As all 6-year-olds should, [Marc]’s son is a huge fan of Star Wars. For his birthday party, he wanted a Star Wars themed cake, and making one in the shape of R2D2 seemed to be right up [Marc]’s alley. Of course any clone of everyone’s favorite R2 unit should also display Leia’s distress message to Ben Kenobi, and [Marc] figured out a way to do just that.
Because of R2’s strange and decidedly non-cake shape, [Marc] first constructed a stand out of wood, cardboard, and a PVC pipe to hold the cake into place. The cylindrical droid body is of course made of cake and frosting, with R2’s dome made out of fondant.
The PVC pipe running up the center of the droid provided [Marc] with the ability to run a power and video connector up R2’s spine. These are connected to a small projector receiving video from a netbook placed out of the way.

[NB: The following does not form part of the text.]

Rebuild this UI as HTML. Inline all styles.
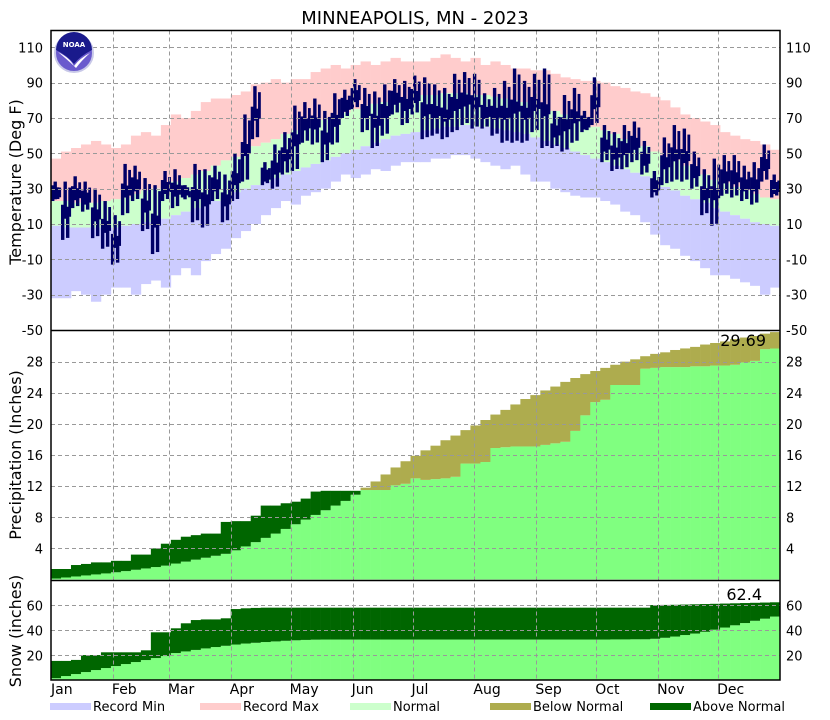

You can check out a video of the R2 cake playing Leia’s holographic distress message below. At the end of the video, there’s a 6-year-old birthday party guest saying, “what is that?” It might be time to dig out the VHS player and the non-remastered trilogy, [Marc].

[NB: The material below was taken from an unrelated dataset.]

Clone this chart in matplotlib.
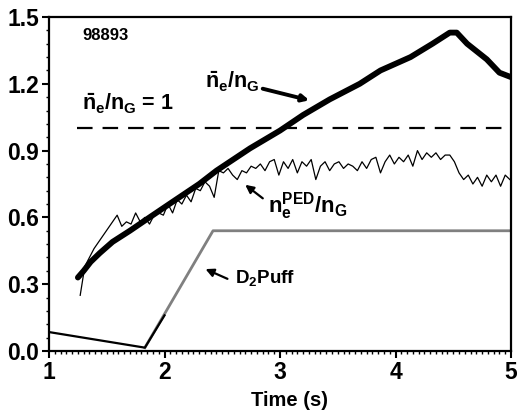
import numpy as np
import matplotlib
matplotlib.use("Agg")
from matplotlib import pyplot as plt
from matplotlib.ticker import MultipleLocator, FormatStrFormatter

plt.rcParams['font.family'] = ['Liberation Sans', 'DejaVu Sans']
plt.rcParams['font.weight'] = 'bold'
plt.rcParams['mathtext.fontset'] = 'custom'
plt.rcParams['mathtext.rm'] = 'Liberation Sans:bold'
plt.rcParams['mathtext.it'] = 'Liberation Sans:bold'
plt.rcParams['mathtext.bf'] = 'Liberation Sans:bold'
plt.rcParams['mathtext.default'] = 'rm'

# line averaged density / greenwald
ne_t = [1.25, 1.30, 1.36, 1.44, 1.55, 1.70, 1.87, 2.07, 2.30, 2.45, 2.74, 3.00,
        3.20, 3.43, 3.69, 3.87, 4.13, 4.32, 4.47, 4.53, 4.62, 4.79, 4.90, 5.00]
ne_v = [0.33, 0.36, 0.40, 0.44, 0.49, 0.54, 0.60, 0.67, 0.75, 0.81, 0.91, 0.99,
        1.06, 1.13, 1.20, 1.26, 1.32, 1.38, 1.43, 1.43, 1.38, 1.31, 1.25, 1.23]

# pedestal density / greenwald
ped_t = [1.27, 1.31, 1.35, 1.39, 1.43, 1.47, 1.51, 1.55, 1.59, 1.63,
         1.67, 1.71, 1.75, 1.79, 1.83, 1.87, 1.91, 1.95, 1.99, 2.03,
         2.07, 2.11, 2.15, 2.19, 2.23, 2.27, 2.31, 2.35, 2.39, 2.43,
         2.47, 2.51, 2.55, 2.59, 2.63, 2.67, 2.71, 2.75, 2.79, 2.83,
         2.87, 2.91, 2.95, 2.99, 3.03, 3.07, 3.11, 3.15, 3.19, 3.23,
         3.27, 3.31, 3.35, 3.39, 3.43, 3.47, 3.51, 3.55, 3.59, 3.63,
         3.67, 3.71, 3.75, 3.79, 3.83, 3.87, 3.91, 3.95, 3.99, 4.03,
         4.07, 4.11, 4.15, 4.19, 4.23, 4.27, 4.31, 4.35, 4.39, 4.43,
         4.47, 4.51, 4.55, 4.59, 4.63, 4.67, 4.71, 4.75, 4.79, 4.83,
         4.87, 4.91, 4.95, 4.99]
ped_v = [0.25, 0.38, 0.42, 0.46, 0.49, 0.52, 0.55, 0.58, 0.61, 0.56,
         0.58, 0.57, 0.62, 0.58, 0.60, 0.57, 0.61, 0.62, 0.61, 0.66,
         0.62, 0.68, 0.66, 0.70, 0.67, 0.73, 0.72, 0.76, 0.74, 0.69,
         0.81, 0.80, 0.82, 0.79, 0.77, 0.81, 0.80, 0.83, 0.82, 0.84,
         0.81, 0.85, 0.86, 0.79, 0.85, 0.82, 0.86, 0.80, 0.85, 0.83,
         0.86, 0.77, 0.83, 0.85, 0.81, 0.84, 0.85, 0.82, 0.84, 0.83,
         0.81, 0.85, 0.82, 0.86, 0.87, 0.80, 0.85, 0.88, 0.84, 0.87,
         0.85, 0.88, 0.83, 0.90, 0.86, 0.89, 0.87, 0.89, 0.86, 0.88,
         0.88, 0.85, 0.80, 0.77, 0.79, 0.75, 0.78, 0.74, 0.79, 0.76,
         0.79, 0.74, 0.79, 0.77]

# D2 puff
puff_t = [1.83, 2.42, 5.00]
puff_v = [0.015, 0.54, 0.54]
prog_t = [1.00, 1.83, 2.00]
prog_v = [0.085, 0.015, 0.16]

fig = plt.figure(figsize=(5.17, 4.11), dpi=100)
ax = fig.add_axes([0.0948, 0.146, 0.8936, 0.8126])

ax.plot(puff_t, puff_v, color='#808080', lw=2.0)
ax.plot(prog_t, prog_v, color='black', lw=1.6)
ax.axhline(1.0, xmin=(1.24 - 1) / 4, color='black', lw=1.6, dashes=(7, 4.5))
ax.plot(ped_t, ped_v, color='black', lw=0.9)
ax.plot(ne_t, ne_v, color='black', lw=4.2, solid_capstyle='round')

ax.set_xlim(1, 5)
ax.set_ylim(0, 1.5)
ax.xaxis.set_major_locator(MultipleLocator(1))
ax.xaxis.set_minor_locator(MultipleLocator(0.05))
ax.yaxis.set_major_locator(MultipleLocator(0.3))
ax.yaxis.set_minor_locator(MultipleLocator(0.06))
ax.yaxis.set_major_formatter(FormatStrFormatter('%.1f'))
ax.tick_params(which='major', direction='out', length=5, width=1.5, labelsize=16.5, pad=2)
ax.tick_params(which='minor', direction='out', length=2.5, width=1)
for s in ax.spines.values():
    s.set_linewidth(1.6)
ax.set_xlabel('Time (s)', fontsize=14.5, fontweight='bold')
ax.xaxis.set_label_coords(0.52, -0.12)

ax.text(1.29, 1.397, '98893', fontsize=12, fontweight='bold')
ax.text(1.286, 1.082, r'$\bar{n}_e/n_G$ = 1', fontsize=15.5, fontweight='bold')
ax.text(2.35, 1.181, r'$\bar{n}_e/n_G$', fontsize=15.5, fontweight='bold')
ax.text(2.896, 0.624, r'$n_e^{PED}/n_G$', fontsize=16, fontweight='bold')
ax.text(2.61, 0.305, r'$D_2$Puff', fontsize=13.5, fontweight='bold')

ax.annotate('', xy=(3.277, 1.123), xytext=(2.827, 1.181),
            arrowprops=dict(arrowstyle='-|>', color='black', lw=2.8, mutation_scale=10))
ax.annotate('', xy=(2.68, 0.754), xytext=(2.87, 0.678),
            arrowprops=dict(arrowstyle='-|>', color='black', lw=1.6, mutation_scale=12))
ax.annotate('', xy=(2.333, 0.373), xytext=(2.567, 0.319),
            arrowprops=dict(arrowstyle='-|>', color='black', lw=1.6, mutation_scale=12))

fig.savefig('out.png', dpi=100)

It always amazes me to see what americans think a cake is.
Hah! I agree that fondant isn’t exactly a gastronomical marvel and most of those amazing looking “sculpture cakes” are 80% tasteless sugar mass, but that doesn’t make them less “cakey” ;)

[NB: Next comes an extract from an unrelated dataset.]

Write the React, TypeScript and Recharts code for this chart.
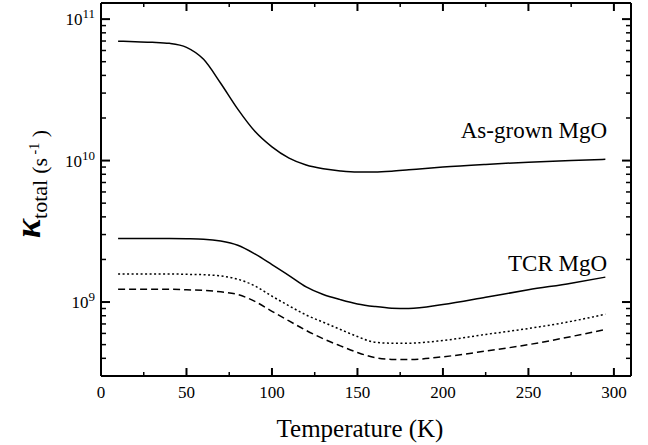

I scrapped the outside off before serving it. The inside is just normal cake mix and butter-cream frosting.
The American sheet cake is a celebratory obligation, like a greeting card or wrapping paper. It’s a substrate for candles and colorful whipped sugar-shortening goo, and serves as a centerpiece of a ritual by which the person being honored symbolically shares their well-wishings with other attendees.
Nobody over the age of 14 actually enjoys it except out of nostalgia. This is why you’ll never see “birthday cake” on the menu at a restaurant in America.
Cool! I wonder what he is going to do for his 7th birthday…
The real test is what am I going to do for my other son’s birthday. Every time I make one of these I feel like I need to beat on the next one or people will be disappointed.
wow
That is all kinds of cool, wicked job! Next year a Jar-Jar Binks pinata (any excuse to beat the crap outta that S.O.B!)
@ creekree & Eirinn – Yea fondant isn’t my favourite either buy icing and piping the same the same detail would be a pain in the ass.
I did a wally and eve for my girls birthday a few years ago.https://myspace.com/165728621/mixes/streammix-161890/photo/9725499
I agree about the fondant, that stuff is nasty, how can anyone eat that stuff. I wonder what could have been done with these cakes?
I wouldn’t allow my kid to play with the kid that asked “What’s that?” anymore.
NIce use of a Microvision ShowWX+ laser pico projector – fantastic little unit, I discovered that despite it defaulting to 60hz you can push it up to 75hz using PowerStrip on Windows, so when you’re playing back 23.976fps film footage you set the output to just under 72hz (3×23.976) which makes it look sooo much smoother than playing it at 60hz.
I bought it to make this and never got around to it…
http://hackaday.com/2011/08/08/diy-orb-display-puts-the-earth-in-your-hands/
I like fondant.
That is an awesome cake.
And I think you mean the unedited tapes, not the unremastered tapes. I own the unedited remaster, which came out before the Special Edition and the ensuing conga line of edits. Blue skies on Tatooine are nice.